Он не устает подмечать и внутренне удивляться отсутствию чувства собственного достоинства, которое то и дело встречает у высших – с частью из которых он затем сравняется и которые сделаются уже его коллегами: и чем выше он будет подниматься, тем более разочарованно-скептичным будет его взгляд на окружающих его. Впрочем, еще в бытность Курляндским губернатором он уже записывает хрестоматийную жалобу российского администратора на отсутствие людей – тем более сокрушаясь по этому поводу, что уже твердо рассчитывает на большую карьеру в Петербурге и задумается – а с кем ее делать, на кого опираться, где брать исполнителей своих предначертаний?..

Как и сказано – у Валуева есть солидные основания смотреть на многих свысока, чувствовать свое превосходство. Но в связи с дневником Валуева подумалось, что пушкинское о «единственном европейце» – отнюдь не комплимент или, точнее, далеко не только комплимент правительству, где ведь не то, чтобы немалое число разделяло взгляд Валуева, а скорее – мало кто не разделял его, числя и себя в ряду имеющих право так смотреть. Комплиментарная (по крайней мере в расхожем понимании) сторона пушкинской фразы понятна – когда именно правительство выступает и тем, кто прививает лучшие нравы, оно же в приказном порядке заводит газеты по российским губерниям, вынуждая обзаводиться и «частью неофициальной», то есть заставляя писать стихи да статьи о местных происшествиях, в ответ на настойчивую просьбу местного дворянства учредить у себя кадетский корпус – огорчает его, учреждая вместо этого в Харькове университет, определив на это суммы, собранные на корпус.

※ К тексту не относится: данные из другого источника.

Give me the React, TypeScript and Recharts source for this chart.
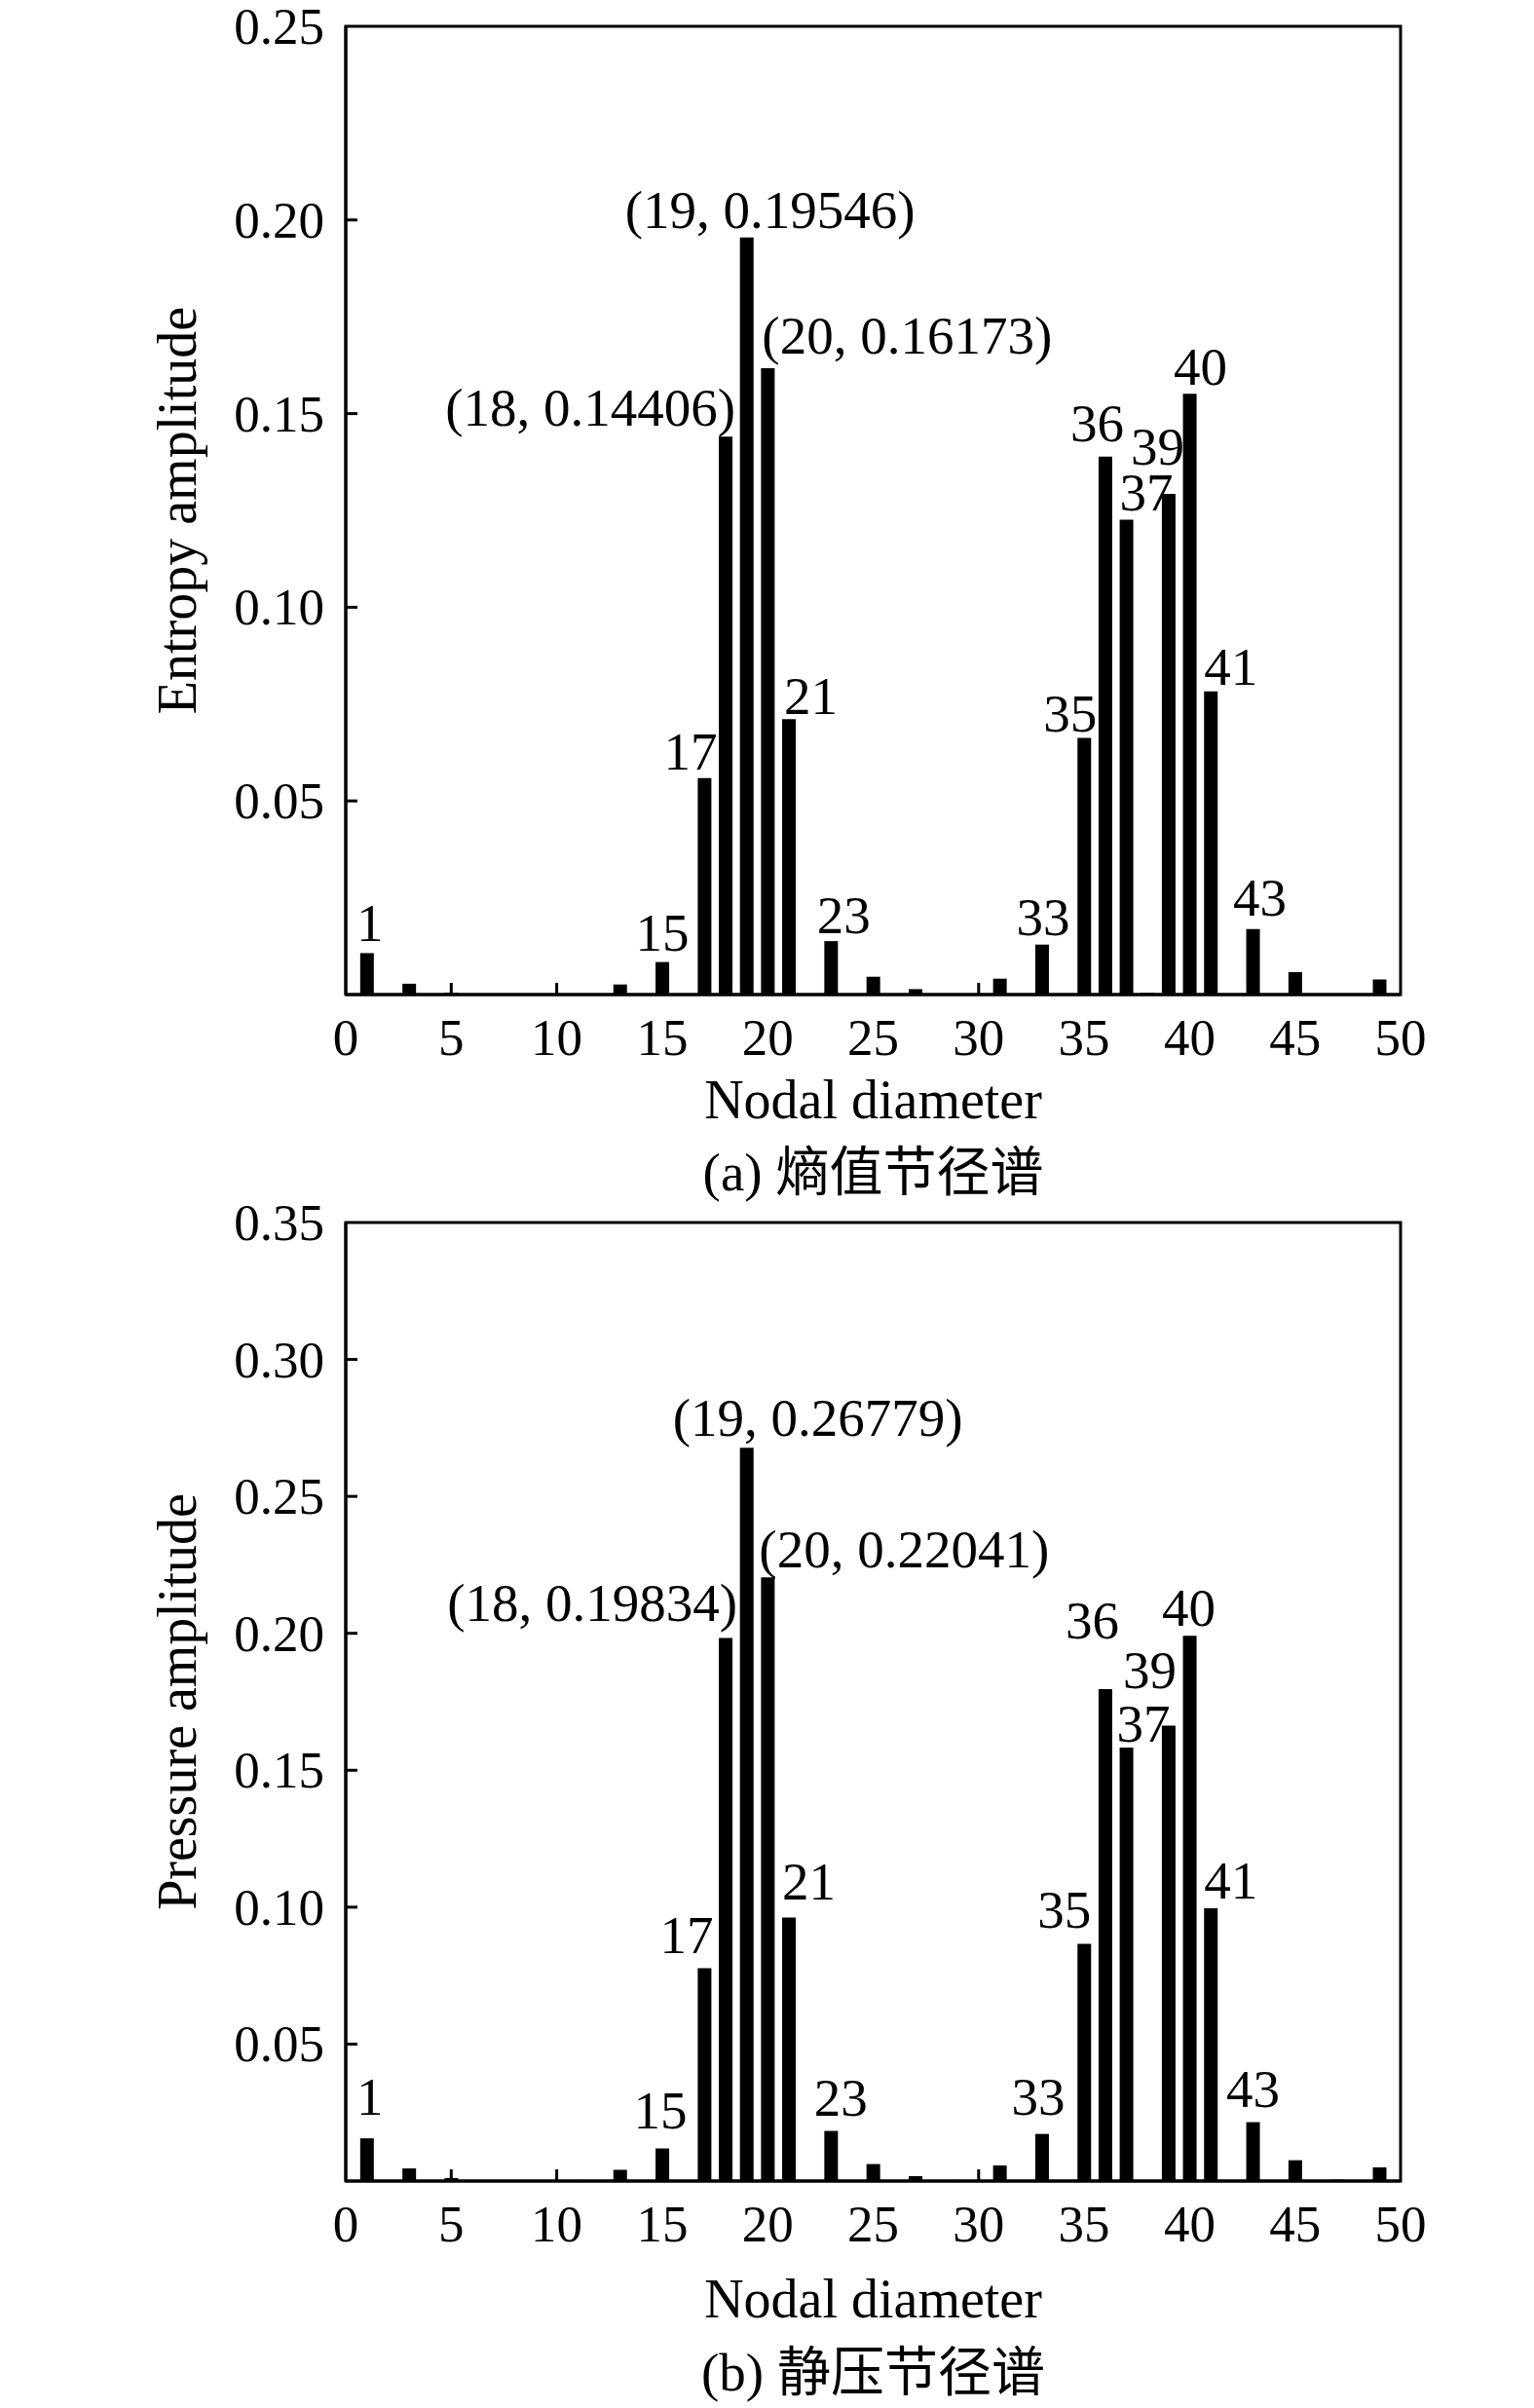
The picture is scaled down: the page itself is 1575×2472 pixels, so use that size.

Но этот взгляд на себя как на «европейца» – прежде всего взгляд вокруг как на варварскую, «азиятскую» стихию, вроде колонизатора: то есть это «европеец» – за пределами Европы, он ведь единственный здесь, не имеющий почти никого другого такого же и в лучшем случае надеющийся обзавестись, воспитать пару-тройку понятливых «Пятниц». И потому и ведет себя по-европейски – но в смысле опиумных войн и хорошо, что не бельгийского Конго.